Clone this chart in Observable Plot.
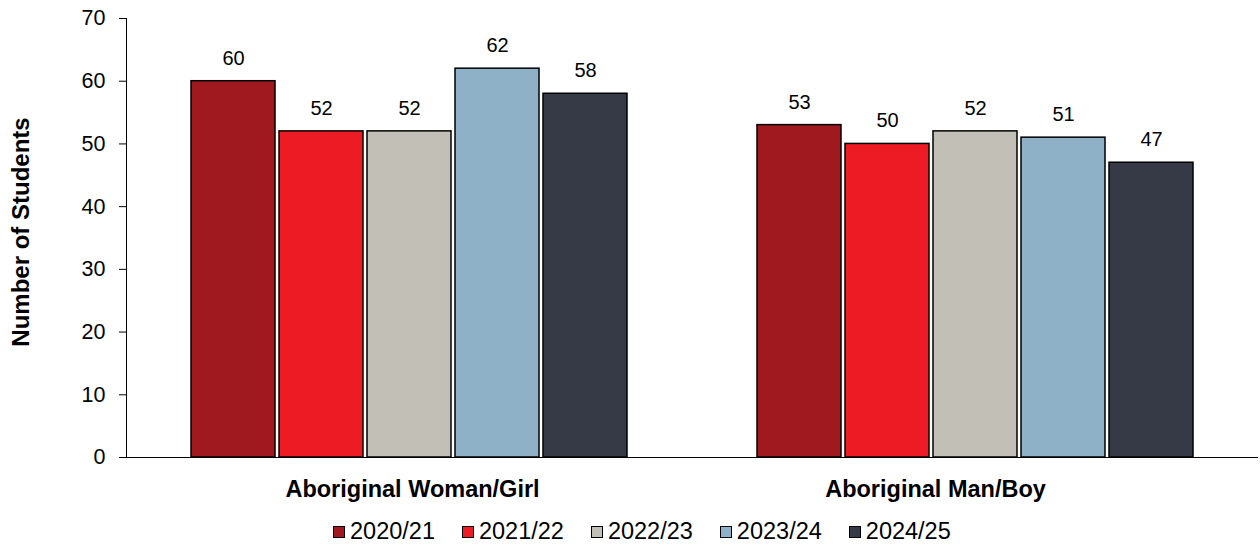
<!DOCTYPE html>
<html>
<head>
<meta charset="utf-8">
<script src="https://cdn.jsdelivr.net/npm/d3@7"></script>
<script src="https://cdn.jsdelivr.net/npm/@observablehq/plot@0.6"></script>
<style>
  body { margin: 0; background: #fff; font-family: "Liberation Sans", Arial, sans-serif; }
  #chart { width: 1260px; }
  .legend { display: flex; justify-content: flex-start; align-items: center; height: 35px; font-size: 23.5px; color: #000; padding-left: 333px; margin-top: 4px; }
  .legend .item { display: flex; align-items: center; margin-right: 27px; }
  .legend .sw { width: 10px; height: 10px; border: 1px solid #000; margin-right: 5px; }
</style>
</head>
<body>
<div id="chart"></div>
<script>
const categories = ["Aboriginal Woman/Girl", "Aboriginal Man/Boy"];
const years = ["2020/21", "2021/22", "2022/23", "2023/24", "2024/25"];
const colors = ["#A0191E", "#ED1C24", "#C1BFB6", "#8FB1C7", "#363A46"];
const womanValues = [60, 52, 52, 62, 58];
const manValues = [53, 50, 52, 51, 47];
const yTicks = [0, 10, 20, 30, 40, 50, 60, 70];

const data = [];
years.forEach((y, i) => data.push({cat: categories[0], year: y, value: womanValues[i]}));
years.forEach((y, i) => data.push({cat: categories[1], year: y, value: manValues[i]}));

const chart = Plot.plot({
  width: 1260,
  height: 510,
  marginTop: 18,
  marginBottom: 53,
  marginLeft: 126,
  marginRight: 2,
  style: {fontFamily: "Liberation Sans, Arial, sans-serif", background: "#fff"},
  fx: {domain: categories, padding: 0, label: null, axis: null},
  x: {domain: years, paddingInner: 0.045, paddingOuter: 0.72, axis: null},
  y: {domain: [0, 70], ticks: yTicks, label: null},
  color: {domain: years, range: colors},
  marks: [
    Plot.axisY({ticks: yTicks, tickSize: 7, tickPadding: 14, fontSize: 21.5, label: null, stroke: "#000"}),
    Plot.barY(data, {fx: "cat", x: "year", y: "value", fill: "year", stroke: "#000", strokeWidth: 1.5}),
    Plot.text(data, {fx: "cat", x: "year", y: "value", text: d => String(d.value), dy: -23, fontSize: 20, fill: "#000"}),
    Plot.text([categories[0]], {fx: d => d, text: d => d, frameAnchor: "bottom", dy: 39, dx: 3, fontSize: 23.5, fontWeight: "bold", fill: "#000"}),
    Plot.text([categories[1]], {fx: d => d, text: d => d, frameAnchor: "bottom", dy: 39, dx: -40, fontSize: 23.5, fontWeight: "bold", fill: "#000"}),
    Plot.ruleY([0], {stroke: "#000", strokeWidth: 1})
  ]
});

const svg = d3.select(chart);
svg.append("line")
  .attr("x1", 126.5).attr("x2", 126.5).attr("y1", 18).attr("y2", 457)
  .attr("stroke", "#000").attr("stroke-width", 1);
svg.append("text")
  .attr("transform", "translate(23,232) rotate(-90)")
  .attr("text-anchor", "middle")
  .attr("dominant-baseline", "middle")
  .attr("font-size", 24).attr("font-weight", "bold")
  .attr("font-family", "Liberation Sans, Arial, sans-serif")
  .text("Number of Students");

document.getElementById("chart").appendChild(chart);

const legend = document.createElement("div");
legend.className = "legend";
years.forEach((y, i) => {
  const it = document.createElement("div");
  it.className = "item";
  const sw = document.createElement("div");
  sw.className = "sw";
  sw.style.background = colors[i];
  it.appendChild(sw);
  const t = document.createElement("span");
  t.textContent = y;
  it.appendChild(t);
  legend.appendChild(it);
});
document.getElementById("chart").appendChild(legend);
</script>
</body>
</html>
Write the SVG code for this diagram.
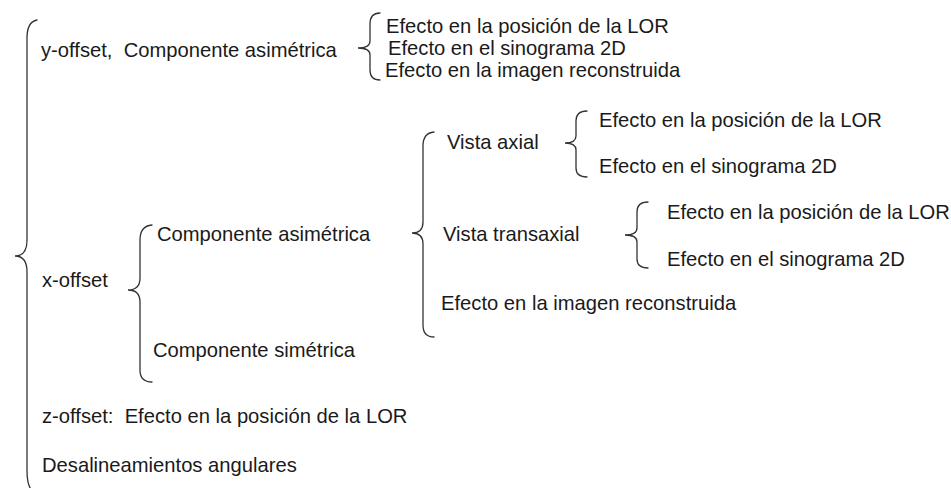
<svg xmlns="http://www.w3.org/2000/svg" width="951" height="488" viewBox="0 0 951 488">
<style>
text{font-family:"Liberation Sans",Arial,sans-serif;font-size:20.2px;fill:#1a1a1a;white-space:pre}
.br{fill:none;stroke:#333;stroke-width:1.3;stroke-linecap:round}
</style>
<rect width="951" height="488" fill="#fff"/>
<g id="connectors">
<path class="br" d="M37 20 Q27 22 27 38 L27 240 Q27 256 15 256 Q27 256 27 272 L27 470 Q27 490 35 492"/>
<path class="br" d="M380 13 Q370 13 370 24 L370 41 Q370 48 358 48 Q370 48 370 55 L370 70 Q370 80 380 80"/>
<path class="br" d="M152 225 Q140 226 140 240 L140 278 Q140 290 128 290 Q140 290 140 302 L140 370 Q140 382 152 382"/>
<path class="br" d="M434 132 Q423 133 423 146 L423 222 Q423 233 412 233 Q423 233 423 244 L423 325 Q423 337 434 337"/>
<path class="br" d="M587 111 Q576 111 576 121 L576 136 Q576 143 565 143 Q576 143 576 150 L576 168 Q576 177 587 177"/>
<path class="br" d="M648 202 Q637 202 637 212 L637 228 Q637 235 625 235 Q637 235 637 242 L637 259 Q637 268 648 268"/>
</g>
<g id="n-y"><text x="41" y="57">y-offset,  Componente asimétrica</text></g>
<g id="n-y1"><text x="386" y="33">Efecto en la posición de la LOR</text></g>
<g id="n-y2"><text x="388" y="55">Efecto en el sinograma 2D</text></g>
<g id="n-y3"><text x="385" y="77">Efecto en la imagen reconstruida</text></g>
<g id="n-x"><text x="42" y="287">x-offset</text></g>
<g id="n-xa"><text x="157" y="241">Componente asimétrica</text></g>
<g id="n-xs"><text x="153" y="357">Componente simétrica</text></g>
<g id="n-va"><text x="447" y="149">Vista axial</text></g>
<g id="n-va1"><text x="599" y="127">Efecto en la posición de la LOR</text></g>
<g id="n-va2"><text x="599" y="173">Efecto en el sinograma 2D</text></g>
<g id="n-vt"><text x="443" y="241">Vista transaxial</text></g>
<g id="n-vt1"><text x="667" y="219">Efecto en la posición de la LOR</text></g>
<g id="n-vt2"><text x="667" y="266">Efecto en el sinograma 2D</text></g>
<g id="n-ir"><text x="441" y="310">Efecto en la imagen reconstruida</text></g>
<g id="n-z"><text x="42" y="423">z-offset:  Efecto en la posición de la LOR</text></g>
<g id="n-d"><text x="42" y="472">Desalineamientos angulares</text></g>
</svg>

·····

= Task instructions =
Each line of the data is to be duplicated exactly; pictures stay out of the copy.

= Solution to this task =
Clone this chart in Observable Plot.
<!DOCTYPE html>
<html>
<head>
<meta charset="utf-8">
<script src="https://cdn.jsdelivr.net/npm/d3@7"></script>
<script src="https://cdn.jsdelivr.net/npm/@observablehq/plot@0.6"></script>
<style>
  body { margin: 0; background: #fff; font-family: "Liberation Sans", Arial, sans-serif; }
  #chart { width: 1260px; }
  .legend { display: flex; justify-content: flex-start; align-items: center; height: 35px; font-size: 23.5px; color: #000; padding-left: 333px; margin-top: 4px; }
  .legend .item { display: flex; align-items: center; margin-right: 27px; }
  .legend .sw { width: 10px; height: 10px; border: 1px solid #000; margin-right: 5px; }
</style>
</head>
<body>
<div id="chart"></div>
<script>
const categories = ["Aboriginal Woman/Girl", "Aboriginal Man/Boy"];
const years = ["2020/21", "2021/22", "2022/23", "2023/24", "2024/25"];
const colors = ["#A0191E", "#ED1C24", "#C1BFB6", "#8FB1C7", "#363A46"];
const womanValues = [60, 52, 52, 62, 58];
const manValues = [53, 50, 52, 51, 47];
const yTicks = [0, 10, 20, 30, 40, 50, 60, 70];

const data = [];
years.forEach((y, i) => data.push({cat: categories[0], year: y, value: womanValues[i]}));
years.forEach((y, i) => data.push({cat: categories[1], year: y, value: manValues[i]}));

const chart = Plot.plot({
  width: 1260,
  height: 510,
  marginTop: 18,
  marginBottom: 53,
  marginLeft: 126,
  marginRight: 2,
  style: {fontFamily: "Liberation Sans, Arial, sans-serif", background: "#fff"},
  fx: {domain: categories, padding: 0, label: null, axis: null},
  x: {domain: years, paddingInner: 0.045, paddingOuter: 0.72, axis: null},
  y: {domain: [0, 70], ticks: yTicks, label: null},
  color: {domain: years, range: colors},
  marks: [
    Plot.axisY({ticks: yTicks, tickSize: 7, tickPadding: 14, fontSize: 21.5, label: null, stroke: "#000"}),
    Plot.barY(data, {fx: "cat", x: "year", y: "value", fill: "year", stroke: "#000", strokeWidth: 1.5}),
    Plot.text(data, {fx: "cat", x: "year", y: "value", text: d => String(d.value), dy: -23, fontSize: 20, fill: "#000"}),
    Plot.text([categories[0]], {fx: d => d, text: d => d, frameAnchor: "bottom", dy: 39, dx: 3, fontSize: 23.5, fontWeight: "bold", fill: "#000"}),
    Plot.text([categories[1]], {fx: d => d, text: d => d, frameAnchor: "bottom", dy: 39, dx: -40, fontSize: 23.5, fontWeight: "bold", fill: "#000"}),
    Plot.ruleY([0], {stroke: "#000", strokeWidth: 1})
  ]
});

const svg = d3.select(chart);
svg.append("line")
  .attr("x1", 126.5).attr("x2", 126.5).attr("y1", 18).attr("y2", 457)
  .attr("stroke", "#000").attr("stroke-width", 1);
svg.append("text")
  .attr("transform", "translate(23,232) rotate(-90)")
  .attr("text-anchor", "middle")
  .attr("dominant-baseline", "middle")
  .attr("font-size", 24).attr("font-weight", "bold")
  .attr("font-family", "Liberation Sans, Arial, sans-serif")
  .text("Number of Students");

document.getElementById("chart").appendChild(chart);

const legend = document.createElement("div");
legend.className = "legend";
years.forEach((y, i) => {
  const it = document.createElement("div");
  it.className = "item";
  const sw = document.createElement("div");
  sw.className = "sw";
  sw.style.background = colors[i];
  it.appendChild(sw);
  const t = document.createElement("span");
  t.textContent = y;
  it.appendChild(t);
  legend.appendChild(it);
});
document.getElementById("chart").appendChild(legend);
</script>
</body>
</html>
Write the SVG code for this diagram.
<svg xmlns="http://www.w3.org/2000/svg" width="951" height="488" viewBox="0 0 951 488">
<style>
text{font-family:"Liberation Sans",Arial,sans-serif;font-size:20.2px;fill:#1a1a1a;white-space:pre}
.br{fill:none;stroke:#333;stroke-width:1.3;stroke-linecap:round}
</style>
<rect width="951" height="488" fill="#fff"/>
<g id="connectors">
<path class="br" d="M37 20 Q27 22 27 38 L27 240 Q27 256 15 256 Q27 256 27 272 L27 470 Q27 490 35 492"/>
<path class="br" d="M380 13 Q370 13 370 24 L370 41 Q370 48 358 48 Q370 48 370 55 L370 70 Q370 80 380 80"/>
<path class="br" d="M152 225 Q140 226 140 240 L140 278 Q140 290 128 290 Q140 290 140 302 L140 370 Q140 382 152 382"/>
<path class="br" d="M434 132 Q423 133 423 146 L423 222 Q423 233 412 233 Q423 233 423 244 L423 325 Q423 337 434 337"/>
<path class="br" d="M587 111 Q576 111 576 121 L576 136 Q576 143 565 143 Q576 143 576 150 L576 168 Q576 177 587 177"/>
<path class="br" d="M648 202 Q637 202 637 212 L637 228 Q637 235 625 235 Q637 235 637 242 L637 259 Q637 268 648 268"/>
</g>
<g id="n-y"><text x="41" y="57">y-offset,  Componente asimétrica</text></g>
<g id="n-y1"><text x="386" y="33">Efecto en la posición de la LOR</text></g>
<g id="n-y2"><text x="388" y="55">Efecto en el sinograma 2D</text></g>
<g id="n-y3"><text x="385" y="77">Efecto en la imagen reconstruida</text></g>
<g id="n-x"><text x="42" y="287">x-offset</text></g>
<g id="n-xa"><text x="157" y="241">Componente asimétrica</text></g>
<g id="n-xs"><text x="153" y="357">Componente simétrica</text></g>
<g id="n-va"><text x="447" y="149">Vista axial</text></g>
<g id="n-va1"><text x="599" y="127">Efecto en la posición de la LOR</text></g>
<g id="n-va2"><text x="599" y="173">Efecto en el sinograma 2D</text></g>
<g id="n-vt"><text x="443" y="241">Vista transaxial</text></g>
<g id="n-vt1"><text x="667" y="219">Efecto en la posición de la LOR</text></g>
<g id="n-vt2"><text x="667" y="266">Efecto en el sinograma 2D</text></g>
<g id="n-ir"><text x="441" y="310">Efecto en la imagen reconstruida</text></g>
<g id="n-z"><text x="42" y="423">z-offset:  Efecto en la posición de la LOR</text></g>
<g id="n-d"><text x="42" y="472">Desalineamientos angulares</text></g>
</svg>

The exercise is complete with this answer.